Guillen: If you asked me two years ago, I would have said no. If you asked me last year, I might have said no. It's like every other job. Sometimes you wake up in the morning, and you say, 'Wow, look at how beautiful this thing is. How lucky I am.' I want to be like Bobby Cox and Jack McKeon, Joe Torre and Tony La Russa, and say, 'Yes, I want to see myself there.' But sometimes I wake up, saying, 'Just win another one and see what happens.' I love baseball. I have a lot of passion for this game. I owe this game a lot. I just take one day at a time, and see how I feel.
MLB.com: What is more fun, being a player or manager?

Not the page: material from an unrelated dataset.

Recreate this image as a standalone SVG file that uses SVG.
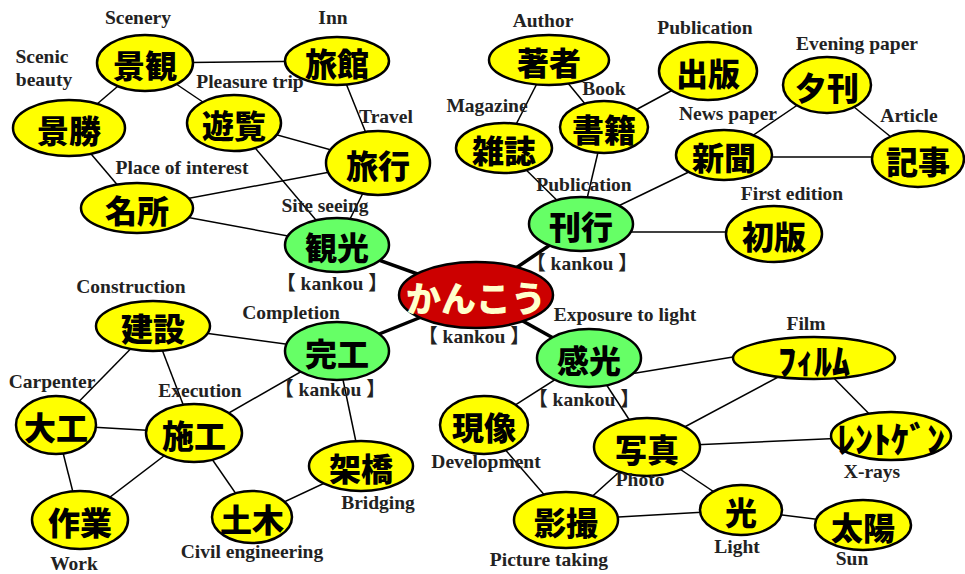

Guillen: No doubt, being a player. Players have to worry about winning games, and how you contribute to win games and worry about yourself. Manager, you have to worry about a lot of things -- fans, owners, GMs, media, family, players, players' families, airplanes. I love this job. If you don't love this job, and you don't love managing or you don't love baseball, it would be tough to work in it. This job has more problems than satisfactions. The only satisfactions you have at the end of the day is when your team is shaking hands after [a win]. That's the only satisfaction, and when players have success. Besides that, it's not an easy job. It's very stressful. Very painful.
MLB.com: I've seen you interact with players, the fans, the people who sing the Star-Spangled Banner. You clearly have fun when you are on the field. Do the players have as much as they should on the field?
Guillen: I'd say 90 percent of the players don't have fun playing baseball. I guarantee you. Because most of the players look at this as a job. Of course it's our job. But in the meantime, I can walk away from this game saying I had more fun wearing this uniform. I never regretted not playing no more. Because of every day of my life I try to have fun.
That's why they call this "a game." This is a game, we get paid good money. The closer you get to the fans, the closer you get to the fans, I think fans need that.
I don't think the fans should have to feel separated from the players. I grew up in the old school baseball where everybody knew you by your number and not your name. Playing this game is a fun thing to do.